It’s useless, just an empty vessel, if you overlook this vital step, or if you acquire new assets over the years that you neglect to transfer into the trust’s name, and this can prompt a variety of problems.
The Need for an Ancillary Probate
Ancillary probate involves two separate but simultaneous probate proceedings in two or more different states or jurisdictions for the same estate. Your heirs and beneficiaries might have to deal with two or more probate processes if you neglect to fund assets into your trust. Your loved ones will have to open probate both in your home state and in each additional state where you also own property if you own real estate in a separate state from that where you were living.
Unnecessary Estate Taxes
An AB trust is an estate-planning mechanism by which the first spouse to die establishes an “A” trust to provide for the survivor for life, and a “B” trust to provide for descendants. AB trusts that you might have established under your trust can’t be funded if all your accounts and property are owned as joint tenants with rights of survivorship, or as tenants by the entirety with your spouse. This can result in estate taxes that would not otherwise have been due. Your beneficiaries won’t be able to take advantage of important estate and income tax strategies or asset protection if you fail to update the beneficiary designations for your life insurance and retirement accounts to coincide with the terms of your trust before you die.

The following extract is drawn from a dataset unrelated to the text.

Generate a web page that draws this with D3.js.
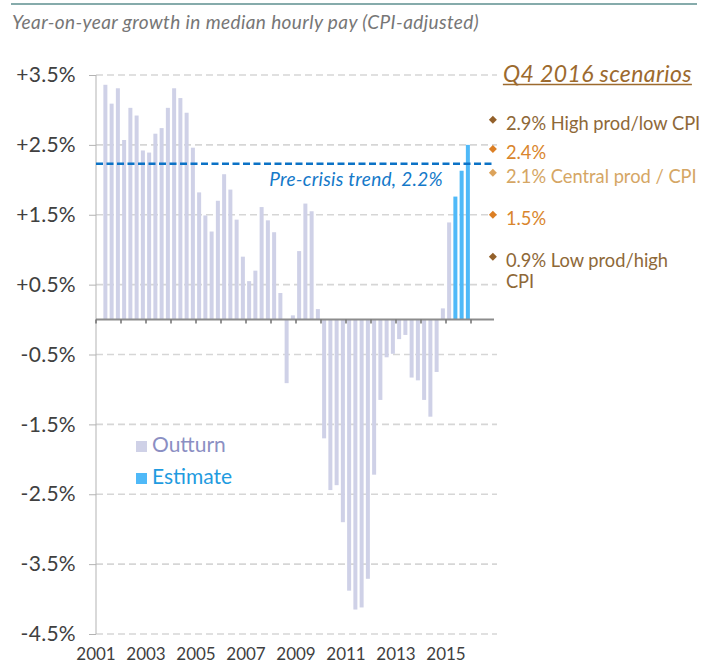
<!DOCTYPE html>
<html><head><meta charset="utf-8">
<script src="https://cdn.jsdelivr.net/npm/d3@7"></script>
<style>body{margin:0;background:#fff} svg{display:block}</style>
</head><body>
<svg id="c" width="707" height="665"></svg>
<script>
// ---------------- data ----------------
const years = [2001,2002,2003,2004,2005,2006,2007,2008,2009,2010,2011,2012,2013,2014,2015,2016];
const quarterNames = ["Q1","Q2","Q3","Q4"];
const quarters = years.flatMap(yr => quarterNames.map(q => yr + " " + q));
const firstDataQuarter = "2001 Q2";
const outturn = [3.36,3.09,3.31,2.57,3.03,2.92,2.42,2.39,2.66,2.74,3.03,3.31,3.17,2.96,2.46,1.82,
  1.49,1.26,1.70,2.08,1.86,1.43,0.90,0.55,0.70,1.61,1.42,1.25,0.38,-0.91,0.06,0.98,1.66,1.55,0.15,
  -1.70,-2.44,-2.37,-2.90,-3.88,-4.15,-4.12,-3.71,-2.22,-1.15,-0.54,-0.49,-0.28,-0.22,-0.83,-0.87,
  -1.15,-1.39,-0.75,0.16,1.39];
const estimate = [1.76,2.13,2.50];
const yTicks = [3.5,2.5,1.5,0.5,-0.5,-1.5,-2.5,-3.5,-4.5];
const xTickYears = [2001,2002,2003,2004,2005,2006,2007,2008,2009,2010,2011,2012,2013,2014,2015,2016];
const xLabelYears = [2001,2003,2005,2007,2009,2011,2013,2015];
const trendValue = 2.23;
const trendLabel = "Pre-crisis trend, 2.2%";
const scenarioQuarter = "2016 Q4";
const scenarioTitle = "Q4 2016 scenarios";
const scenarioValues = [2.86,2.44,2.1,1.5,0.9];
const scenarioLabels = [["2.9% High prod/low CPI"],["2.4%"],["2.1% Central prod / CPI"],["1.5%"],["0.9% Low prod/high","CPI"]];
const legendItems = ["Outturn","Estimate"];
const title = "Year-on-year growth in median hourly pay (CPI-adjusted)";

// ---------------- styles ----------------
const FONT = "Lato, 'Open Sans', sans-serif";
const C = {
  outturn:"#cfd1e7", estimate:"#4fb9f8", outturnText:"#8b8fc3", estimateText:"#1f9be0",
  grid:"#d6d6d6", axis:"#8c8c8c", yaxis:"#b3b3b3", tick:"#404040", trend:"#0b72c6", trendText:"#1479c9",
  title:"#767676", scenTitle:"#9c6a2e"
};
const scenDiamond = ["#93602a","#dc7f24","#dca35b","#dc7f24","#93602a"];
const scenText = ["#8e6838","#d9852c","#d5a664","#d9852c","#8e6838"];

const svg = d3.select("#c");
const x = d3.scaleBand().domain(quarters).range([96,496]).paddingInner(0.36).paddingOuter(0.18);
const y = d3.scaleLinear().domain([-4.5,3.5]).range([634,75]);
const gap = (x.step()-x.bandwidth())/2;
const boundary = yr => x(yr+" Q1") - gap;

// top rule
svg.append("line").attr("x1",11).attr("x2",697).attr("y1",4).attr("y2",4)
  .attr("stroke","#5e8f8f").attr("stroke-width",1.5);
// title
svg.append("text").attr("x",12).attr("y",29).text(title)
  .attr("font-family",FONT).attr("font-style","italic").attr("font-size",19)
  .attr("letter-spacing",0.4).attr("fill",C.title);

// gridlines
svg.append("g").selectAll("line").data(yTicks).join("line")
  .attr("x1",96).attr("x2",497).attr("y1",d=>y(d)).attr("y2",d=>y(d))
  .attr("stroke",C.grid).attr("stroke-width",1.6).attr("stroke-dasharray","7,4");

// y axis
const fmt = d => (d>0?"+":"") + d.toFixed(1) + "%";
const yAxis = svg.append("g").attr("transform","translate(96,0)")
  .call(d3.axisLeft(y).tickValues(yTicks).tickSize(7).tickPadding(13).tickFormat(fmt));
yAxis.select(".domain").remove();
yAxis.selectAll(".tick line").attr("stroke",C.yaxis);
yAxis.selectAll(".tick text").attr("font-family",FONT).attr("font-size",21)
  .attr("letter-spacing",0.3).attr("fill",C.tick);
svg.append("line").attr("x1",96).attr("x2",96).attr("y1",y(3.5)).attr("y2",y(-4.5))
  .attr("stroke",C.yaxis).attr("stroke-width",1);

// bars
const startIdx = quarters.indexOf(firstDataQuarter);
const bars = outturn.map((v,i)=>({q:quarters[startIdx+i],v,t:"outturn"}))
  .concat(estimate.map((v,i)=>({q:quarters[startIdx+outturn.length+i],v,t:"estimate"})));
svg.append("g").selectAll("rect").data(bars).join("rect")
  .attr("x",d=>x(d.q)).attr("width",x.bandwidth())
  .attr("y",d=>y(Math.max(0,d.v))).attr("height",d=>Math.abs(y(d.v)-y(0)))
  .attr("fill",d=>C[d.t]);

// zero axis
svg.append("line").attr("x1",96).attr("x2",494).attr("y1",y(0)).attr("y2",y(0))
  .attr("stroke",C.axis).attr("stroke-width",2);
svg.append("g").selectAll("line").data(xTickYears).join("line")
  .attr("x1",d=>boundary(d)).attr("x2",d=>boundary(d)).attr("y1",y(0)).attr("y2",y(0)+4)
  .attr("stroke","#707070").attr("stroke-width",1.5);
svg.append("g").selectAll("text").data(xLabelYears).join("text")
  .attr("x",d=>boundary(d)).attr("y",660).attr("text-anchor","middle").text(d=>d)
  .attr("font-family",FONT).attr("font-size",17).attr("fill",C.tick);

// trend line
svg.append("line").attr("x1",96).attr("x2",493).attr("y1",y(trendValue)).attr("y2",y(trendValue))
  .attr("stroke",C.trend).attr("stroke-width",2.6).attr("stroke-dasharray","7,3.5");
svg.append("text").attr("x",443).attr("y",186).attr("text-anchor","end").text(trendLabel)
  .attr("font-family",FONT).attr("font-style","italic").attr("font-size",19)
  .attr("letter-spacing",0.3).attr("fill",C.trendText);

// legend
const lg = svg.append("g").selectAll("g").data(legendItems).join("g")
  .attr("transform",(d,i)=>`translate(136,${441+i*32})`);
lg.append("rect").attr("width",11).attr("height",11).attr("fill",(d,i)=>i?C.estimate:C.outturn);
lg.append("text").attr("x",16).attr("y",11).text(d=>d)
  .attr("font-family",FONT).attr("font-size",21).attr("fill",(d,i)=>i?C.estimateText:C.outturnText);

// scenarios
const sx = x(scenarioQuarter)+x.bandwidth()/2;
const st = svg.append("text").attr("x",sx+10).attr("y",82).text(scenarioTitle)
  .attr("font-family",FONT).attr("font-style","italic").attr("font-size",23)
  .attr("letter-spacing",0.4).attr("fill",C.scenTitle);
const bb = st.node().getBBox();
svg.append("line").attr("x1",bb.x).attr("x2",bb.x+bb.width).attr("y1",84.5).attr("y2",84.5)
  .attr("stroke",C.scenTitle).attr("stroke-width",1.3);
const sg = svg.append("g").selectAll("g").data(scenarioValues).join("g");
sg.append("path").attr("d",d3.symbol(d3.symbolSquare,32)())
  .attr("transform",d=>`translate(${sx},${y(d)}) rotate(45)`)
  .attr("fill",(d,i)=>scenDiamond[i]);
sg.append("text").attr("x",sx+13).attr("y",d=>y(d)+3+7)
  .attr("font-family",FONT).attr("font-size",18.3).attr("fill",(d,i)=>scenText[i])
  .selectAll("tspan").data((d,i)=>scenarioLabels[i]).join("tspan")
  .attr("x",sx+13).attr("dy",(d,j)=>j?21:0).text(d=>d);
</script>
</body></html>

A Conservatorship for Minor Beneficiaries
Minors can’t legally own property they inherit. The successor trustee of your trust would be authorized to manage it for them until they come of age—but only if you place those inheritances in the name of your trust. Otherwise, an adult will have to go to court and ask to be appointed as your child’s conservator so they can oversee this property on their behalf until the child reaches the age of majority.
You Might Need a Conservator
You can name a successor trustee for your revocable trust to step in and manage it and your financial affairs for you if you become mentally incapacitated. But they can’t manage assets that are owned in your individual name outside your trust. Your loved ones would have to establish a court-supervised conservatorship so they can manage your assets if a time comes when you can’t do so yourself.
Create a Pour-Over Will
An easy remedy can avoid many of these complications in the event of your death. You can create a “pour-over” will when you create your trust, directing that any assets that have been inadvertently admitted from your trust should be directed into it at the time of your death. The executor you name in your pour-over will makes this transition of your property. These assets would still have to go through the probate process to get from your sole ownership into the ownership of your trust, but then they could be distributed and dealt with according to your trust’s terms. NOTE: State and local laws change frequently and the above information might not reflect the most recent changes. Please consult with an attorney or tax advisor for the most up-to-date advice. The information contained in this article is not legal or tax advice and it is not a substitute for legal or tax advice.